Daniel 12, 1-13

la pROphetie scellee

Père Jean Steinmann

Daniel, p. 153s

       L’ange qui parle à Daniel depuis le début du chapitre 10 ajoute que Michel, protecteur angélique du peuple juif, se dressera en vue d’une lutte surnaturelle. Le peuple sera délivré et le plus grand jugement de Dieu aura lieu. Il s’agit beaucoup moins de l’avènement du royaume politique des Asmonéens que de l’ouverture des temps messianiques, prodromes de la résurrection générale.

Cette fin magnifique de l’oracle est accompagnée d’une conclusion en prose que reprend le tableau primitif du bord du fleuve l’Oulà, et de l’apparition des deux anges debout, l’un sur une rive du fleuve, l’autre sur l’autre rive.
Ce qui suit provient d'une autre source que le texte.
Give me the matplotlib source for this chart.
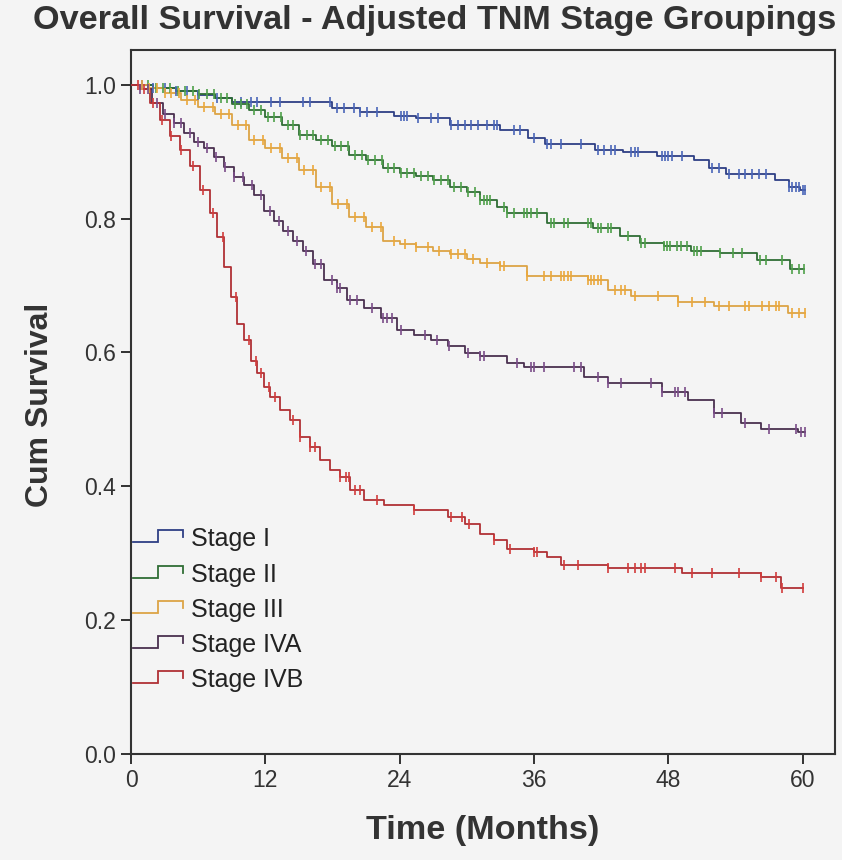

L’un d’eux interroge l’homme vêtu de lin qui n’est autre que Gabriel : A quand le terme de ces prodiges ? Dans sa réponse, Gabriel reprend la promesse divine exprimée à la fin de l’oracle sur les quatre bêtes : la petite corne dominera les saints durant un temps, des temps et la moitié d’un temps, c’est-à-dire trois ans et demi. Cette révélation étant confirmée, Gabriel annonce à Daniel qu’il peut mourir en paix et lui promet qu’il ressuscitera. Une addition de deux versets donne, de nouveau, deux chiffres indiquant la durée de l’épreuve : les 1290jours, en comptant des mois de 30 jours, plus le mois supplémentaire d’Adar II, qui fut rajouté en 167 avant Jésus-Christ ; le second chiffre donne un jeu de 45 jours à l’accomplissement de la prophétie. Fut-il ajouté, au printemps 163, quand on attendait avec impatience la mort du tyran ?

Quand on relit d’une seul traite l’oracle de Daniel 11-12, on est frappé par le génie synthétique de l’auteur. Celui-ci compose son tableau en artiste consommé. De ce laps de temps qui va de la chute de la perse et celle d’Antiochos IV, il fait ressortir trois grandes figures : Alexandre le Grand, Antiochos III et Antiochos IV. Le pouvoir de chacun de ces rois  est caractérisé par un refrain identique : Il fera tout ce qu’il voudra. Mais ces despotes dont la nocivité allait en croissant ont été anéantis. Tandis qu’ils s’usaient les uns contre les autres, Dieu, toujours invisible,  voyait s’exécuter son plan. Et les anges Gabriel et Michel prévoyaient et préparaient activement la victoire du peuple des saints par la résurrection.

       Ainsi l’auteur ne fait pas seulement la théologie de l’Histoire, il développe une théologie des fins dernières et du royaume messianique céleste. La déification des élus est exprimée par la lumière divine, dont ils sont irradiés, lumière semblable à celle du firmament, c’est-à-dire des astres stellaires dans les apocalypses après avoir été ceux des dieux stellaires dans le paganisme babylonien.

       Ainsi l’oracle-sommet du Livre de Daniel sert-il de lien entre l’Ancien Testament et la doctrine eschatologique des Evangiles. Car jamais la nature du jugement de Dieu n’avait été si richement développée dans la Bible.